Celebrity
Anak Alam

7 Apr 2015


“Saya bahagia dengan pekerjaan saya karena saya bisa berbuat sesuatu untuk membantu upaya konservasi satwa liar di Indonesia yang tergolong critically endangered species,” kata Erni Suyanti Musabine. Apalagi, ia bisa melihat secara langsung di hutan dan menyematkan mereka, kesempatan yang tidak dimiliki oleh banyak orang.
   
Pekerjaan ini, bagi wanita kelahiran Nganjuk, Jawa Timur, 14 September 1974, ini  seperti impian masa kecil yang menjadi kenyataan. Yanti hobi nonton film-film dokumenter tentang hewan liar sejak masih belia. Ia juga terkesan oleh kerja orang-orang di Afrika dan Australia saat melakukan konservasi satwa liar di film-film itu. “Tanpa saya duga, setelah dewasa saya bekerja seperti orang-orang di film dokumenter yang saya lihat dulu,” katanya, bangga.

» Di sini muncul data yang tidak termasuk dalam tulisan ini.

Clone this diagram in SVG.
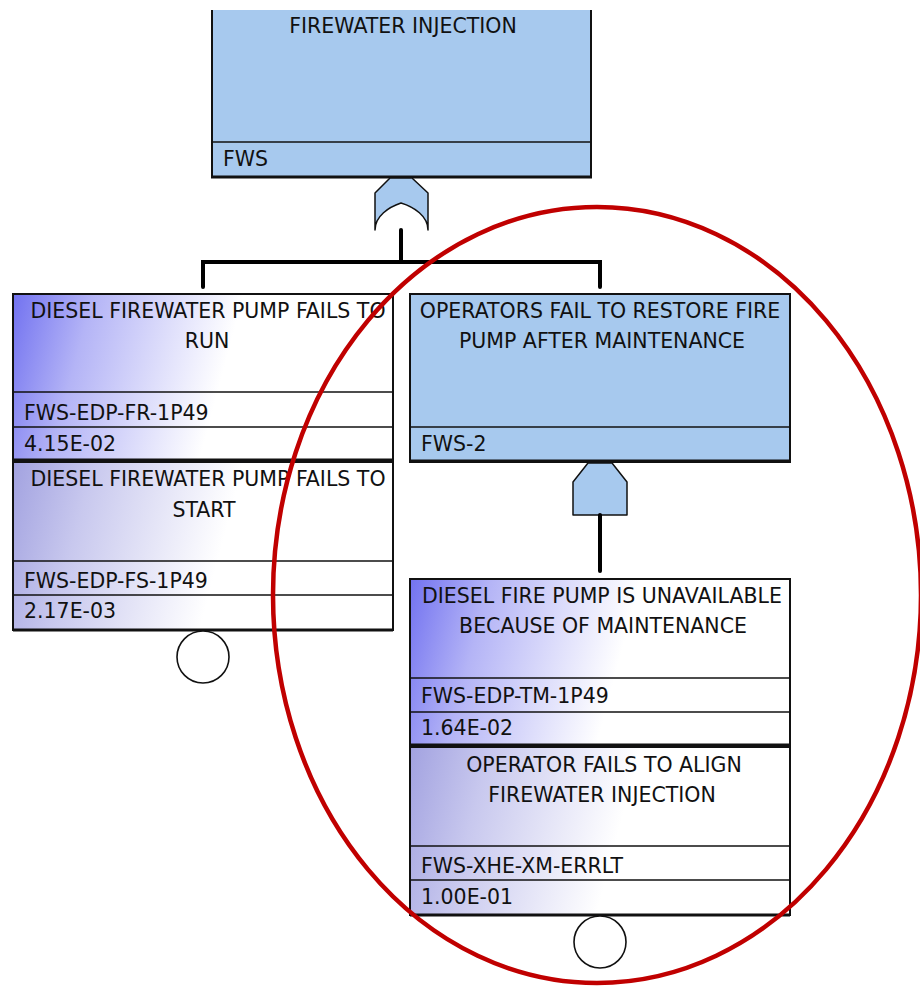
<svg xmlns="http://www.w3.org/2000/svg" width="920" height="986" viewBox="0 0 920 986">
  <defs>
    <linearGradient id="evStrong" x1="0" y1="0" x2="0.6" y2="0.07">
      <stop offset="0" stop-color="#7272F0"/>
      <stop offset="0.35" stop-color="#B4B4F6"/>
      <stop offset="1" stop-color="#FFFFFF"/>
    </linearGradient>
    <linearGradient id="evSoft" x1="0" y1="0" x2="0.6" y2="0.07">
      <stop offset="0" stop-color="#A2A2E0"/>
      <stop offset="0.35" stop-color="#C8C8EE"/>
      <stop offset="1" stop-color="#FFFFFF"/>
    </linearGradient>
  </defs>
  <style>
    text { font-family: "DejaVu Sans", Verdana, sans-serif; font-size: 20.5px; fill: #111; }
    .c { text-anchor: middle; }
    .frame { stroke: #111; stroke-width: 2; }
    .div { stroke: #111; stroke-width: 1.5; }
    .base { stroke: #111; stroke-width: 3; }
    .gate { fill: #A7C9EE; stroke: #111; stroke-width: 1.5; stroke-linejoin: round; }
    .basic { fill: #FFFFFF; stroke: #111; stroke-width: 1.6; }
    .wire { fill: none; stroke: #000; stroke-width: 4; stroke-linecap: round; stroke-linejoin: miter; }
    .gatebox { fill: #A7C9EE; }
  </style>

  <!-- top gate: FIREWATER INJECTION -->
  <g id="FWS">
    <rect class="gatebox" x="211" y="10" width="381" height="167"/>
    <line class="frame" x1="212" y1="10" x2="212" y2="177"/>
    <line class="frame" x1="591" y1="10" x2="591" y2="177"/>
    <line class="div" x1="212" y1="142" x2="591" y2="142"/>
    <line class="base" x1="211" y1="177" x2="592" y2="177"/>
    <text class="c" x="403" y="33">FIREWATER INJECTION</text>
    <text x="223" y="166">FWS</text>
    <!-- OR gate -->
    <path class="gate" d="M375,230 L375,193 L390,178 L412,178 L428,193 L428,230 C428,216 414,207 401,203 C389,207 375,216 375,230 Z"/>
  </g>

  <!-- basic event: fails to run -->
  <g id="FWS-EDP-FR-1P49">
    <rect x="13" y="294" width="380" height="166" fill="url(#evStrong)" class="frame"/>
    <line class="div" x1="13" y1="392" x2="393" y2="392"/>
    <line class="div" x1="13" y1="427" x2="393" y2="427"/>
    <line class="base" x1="13" y1="460" x2="393" y2="460"/>
    <text class="c" x="208" y="318">DIESEL FIREWATER PUMP FAILS TO</text>
    <text class="c" x="207" y="348">RUN</text>
    <text x="24" y="420">FWS-EDP-FR-1P49</text>
    <text x="24" y="451">4.15E-02</text>
  </g>

  <!-- basic event: fails to start -->
  <g id="FWS-EDP-FS-1P49">
    <rect x="13" y="462" width="380" height="168" fill="url(#evSoft)" class="frame"/>
    <line class="div" x1="13" y1="561" x2="393" y2="561"/>
    <line class="div" x1="13" y1="595" x2="393" y2="595"/>
    <line class="base" x1="13" y1="630" x2="393" y2="630"/>
    <text class="c" x="208" y="486">DIESEL FIREWATER PUMP FAILS TO</text>
    <text class="c" x="204" y="517">START</text>
    <text x="24" y="588">FWS-EDP-FS-1P49</text>
    <text x="24" y="618">2.17E-03</text>
    <circle class="basic" cx="203" cy="657" r="26"/>
  </g>

  <!-- gate: operators fail to restore fire pump -->
  <g id="FWS-2">
    <rect class="gatebox frame" x="410" y="294" width="380" height="168"/>
    <line class="div" x1="410" y1="427" x2="790" y2="427"/>
    <line class="base" x1="410" y1="461" x2="790" y2="461"/>
    <text class="c" x="600" y="318">OPERATORS FAIL TO RESTORE FIRE</text>
    <text class="c" x="602" y="348">PUMP AFTER MAINTENANCE</text>
    <text x="421" y="451">FWS-2</text>
    <!-- AND gate -->
    <path class="gate" d="M573,515 L573,482 L588,463 L612,463 L627,482 L627,515 Z"/>
  </g>

  <!-- basic event: pump unavailable due to maintenance -->
  <g id="FWS-EDP-TM-1P49">
    <rect x="410" y="579" width="380" height="166" fill="url(#evStrong)" class="frame"/>
    <line class="div" x1="410" y1="678" x2="790" y2="678"/>
    <line class="div" x1="410" y1="712" x2="790" y2="712"/>
    <line class="base" x1="410" y1="745" x2="790" y2="745"/>
    <text class="c" x="602" y="603">DIESEL FIRE PUMP IS UNAVAILABLE</text>
    <text class="c" x="603" y="633">BECAUSE OF MAINTENANCE</text>
    <text x="421" y="703">FWS-EDP-TM-1P49</text>
    <text x="421" y="735">1.64E-02</text>
  </g>

  <!-- basic event: operator fails to align -->
  <g id="FWS-XHE-XM-ERRLT">
    <rect x="410" y="747" width="380" height="168" fill="url(#evSoft)" class="frame"/>
    <line class="div" x1="410" y1="846" x2="790" y2="846"/>
    <line class="div" x1="410" y1="880" x2="790" y2="880"/>
    <line class="base" x1="410" y1="915" x2="790" y2="915"/>
    <text class="c" x="604" y="772">OPERATOR FAILS TO ALIGN</text>
    <text class="c" x="602" y="802">FIREWATER INJECTION</text>
    <text x="421" y="873">FWS-XHE-XM-ERRLT</text>
    <text x="421" y="904">1.00E-01</text>
    <circle class="basic" cx="600" cy="942" r="26"/>
  </g>

  <!-- connectors -->
  <g id="connectors">
    <path class="wire" d="M401,230 L401,262"/>
    <path class="wire" d="M203,287 L203,262 L600,262 L600,287"/>
    <path class="wire" d="M600,515 L600,571"/>
  </g>

  <!-- highlight ring -->
  <g id="highlight">
    <ellipse cx="597" cy="595" rx="324" ry="388" fill="none" stroke="#C00000" stroke-width="4.5"/>
  </g>
</svg>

Anak ke-3 dari 4 bersaudara pasangan Musabine dan Lasminah ini tumbuh besar dalam keluarga penyayang binatang dan alam. “Orang tua kami memelihara banyak hewan ternak, dan di pekarangan rumah kami banyak ditumbuhi pepohonan tempat burung-burung liar menempatkan sarang,” ujarnya. Kedua orang tuanya akan marah bila ada orang-orang iseng yang berburu burung liar tersebut.

Meski begitu, ketika lulus SMA dan hendak tes masuk perguruan tinggi, pilihan pertama Yanti adalah jurusan arsitektur. Alasannya, karena ia suka menggambar dan membuat desain. Ia kemudian terpikir untuk mengambil kedokteran hewan tepat ketika ia harus mengisi formulir tes masuk perguruan tinggi.  “Penasaran saja, apa, sih, yang dipelajari di fakultas itu,” ujarnya, sambil mengatakan bahwa kedua orang tuanya menginginkan ia masuk ke fakultas kedokteran.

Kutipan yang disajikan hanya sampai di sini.